NGS Generic Pipelines
Return to the main page of Next Generation Sequencing
Contents
Overview of NGS Pipeline
In general, any NGS tasks consist of 5 main steps. The focus of NBIC NGS platform collaborative effort is at the step 3, 4, and 5.
1, Sample preparation
Lab workers need to select and culture the biological samples that will be used as the NGS study materials.
2, Machine sequencing
Run the sequencer machines.
3, Quality control
After reads are produced, we should do a quick check to determine whether the task is successful and remove faulty reads as much as possible.

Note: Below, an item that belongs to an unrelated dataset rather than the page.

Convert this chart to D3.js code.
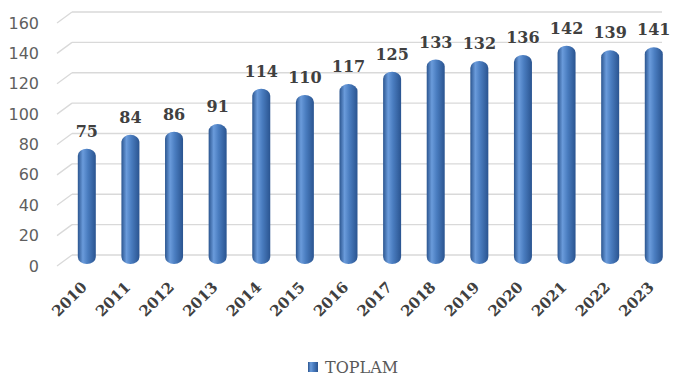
<!doctype html>
<html>
<head>
<meta charset="utf-8">
<script src="https://d3js.org/d3.v7.min.js"></script>
<style>
  body { margin: 0; background: #fff; }
</style>
</head>
<body>
<div id="chart"></div>
<script>
  var years = ["2010","2011","2012","2013","2014","2015","2016","2017","2018","2019","2020","2021","2022","2023"];
  var values = [75, 84, 86, 91, 114, 110, 117, 125, 133, 132, 136, 142, 139, 141];
  var yTicks = [0, 20, 40, 60, 80, 100, 120, 140, 160];
  var seriesName = "TOPLAM";

  var width = 678, height = 378;
  var depthX = 15, depthY = 11;

  var svg = d3.select("#chart").append("svg")
      .attr("width", width)
      .attr("height", height);

  var defs = svg.append("defs");
  var grad = defs.append("linearGradient")
      .attr("id", "cyl")
      .attr("x1", "0%").attr("x2", "100%")
      .attr("y1", "0%").attr("y2", "0%");
  grad.append("stop").attr("offset", "0%").attr("stop-color", "#2b558f");
  grad.append("stop").attr("offset", "28%").attr("stop-color", "#6a9bdb");
  grad.append("stop").attr("offset", "55%").attr("stop-color", "#4a7dc0");
  grad.append("stop").attr("offset", "100%").attr("stop-color", "#2a5490");

  // back wall scale (gridlines) and front scale (bars)
  var yBack = d3.scaleLinear().domain([0, 160]).range([255, 12]);
  var yFront = d3.scaleLinear().domain([0, 160]).range([264, 18]);

  var x = d3.scaleBand()
      .domain(years)
      .range([65, 675.6])
      .padding(0);

  var gridX0 = 72, gridX1 = 662;

  // gridlines with the perspective diagonal on the left
  var grid = svg.append("g");
  grid.selectAll("line.h")
    .data(yTicks)
    .enter().append("line")
      .attr("x1", gridX0).attr("x2", gridX1)
      .attr("y1", function(d) { return yBack(d); })
      .attr("y2", function(d) { return yBack(d); })
      .attr("stroke", "#d9d9d9")
      .attr("stroke-width", 1.3);
  grid.selectAll("line.d")
    .data(yTicks)
    .enter().append("line")
      .attr("x1", gridX0 - depthX).attr("x2", gridX0)
      .attr("y1", function(d) { return yBack(d) + depthY; })
      .attr("y2", function(d) { return yBack(d); })
      .attr("stroke", "#d9d9d9")
      .attr("stroke-width", 1.3);

  // y labels
  svg.append("g").selectAll("text")
    .data(yTicks)
    .enter().append("text")
      .attr("x", 39)
      .attr("y", function(d) { return yBack(d) + depthY; })
      .attr("dy", "0.35em")
      .attr("text-anchor", "end")
      .attr("font-family", "DejaVu Sans, sans-serif")
      .attr("font-size", 16)
      .attr("fill", "#5f5f5f")
      .text(function(d) { return d; });

  // bars
  var bw = 18;
  svg.append("g").selectAll("rect")
    .data(values)
    .enter().append("rect")
      .attr("x", function(d, i) { return x(years[i]) + x.bandwidth() / 2 - bw / 2; })
      .attr("y", function(d) { return yFront(d); })
      .attr("width", bw)
      .attr("height", function(d) { return yFront(0) - yFront(d); })
      .attr("rx", bw / 2)
      .attr("ry", 7)
      .attr("fill", "url(#cyl)");

  // value labels
  svg.append("g").selectAll("text")
    .data(values)
    .enter().append("text")
      .attr("x", function(d, i) { return x(years[i]) + x.bandwidth() / 2; })
      .attr("y", function(d) { return yFront(d) - 12; })
      .attr("text-anchor", "middle")
      .attr("font-family", "DejaVu Serif, serif")
      .attr("font-weight", "bold")
      .attr("font-size", 16)
      .attr("fill", "#404040")
      .text(function(d) { return d; });

  // x labels rotated
  svg.append("g").selectAll("text")
    .data(years)
    .enter().append("text")
      .attr("transform", function(d) {
        return "translate(" + (x(d) + x.bandwidth() / 2 + 1) + "," + 288 + ") rotate(-45)";
      })
      .attr("text-anchor", "end")
      .attr("font-family", "DejaVu Serif, serif")
      .attr("font-weight", "bold")
      .attr("font-size", 15)
      .attr("fill", "#404040")
      .text(function(d) { return d; });

  // legend
  var legend = svg.append("g").attr("transform", "translate(308,367)");
  legend.append("rect")
      .attr("x", 0).attr("y", -5)
      .attr("width", 10).attr("height", 10)
      .attr("fill", "url(#cyl)");
  legend.append("text")
      .attr("x", 17).attr("y", 0)
      .attr("dy", "0.35em")
      .attr("font-family", "DejaVu Serif, serif")
      .attr("font-size", 16)
      .attr("fill", "#595959")
      .text(seriesName);
</script>
</body>
</html>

Typical tasks of this step includes:
- Unique: (To be extended)
- Barcode: (To be extended)
- Linker edit: (To be extended)
- Check contamination: If some reads match to a certain organism (e.g., a bacteria) that is not part of the study, it is possible that the sample is contaminated by this organism.
- QC bases, e.g., read and trim: (To be extended)
- Deal with "N" reads: E.g., change all "N" (unknown) bases to "A".
4, Assembly or alignment
Depending on the purpose, we either perform a de-novo assembly task or an alignment/mapping task. Refer to the generic pipelines presented below.
5, Analysis and reporting
Resulted Genome, Gene sequences, SNP, Indel, or other statistical reports are provided.
NBIC NGS Alignment Pipeline
Possible tools and formats to be included:
- EMC Bioinformatics group (Stephan Nouwens) is using an Illumina infrastructure: GApipeline + Casava for SNP calling.
- GApipeline: Input as FastQ; Output as scarf
- CASAVA: Input as scarf; Output as Illumina build ( only viewable in genome studio a commercial software Illumina)
NBIC NGS De-novo Assembly Pipeline
Reporting and visualization
The requirements on result analysis and reporting are very diverse and end-user specific. We will look into it in more details.
We will look into the possibility of having a local UCSC browser. It could be nicely integrated with Galaxy server. As Wilfred pointed out in the meeting, a good user interface is crucial and we could learn useful tips from CLC Bio. We will look into customizing the Galaxy and UCSC browser interface.
Common platform
All NGS pipelines are shared via the NBIC Galaxy Server.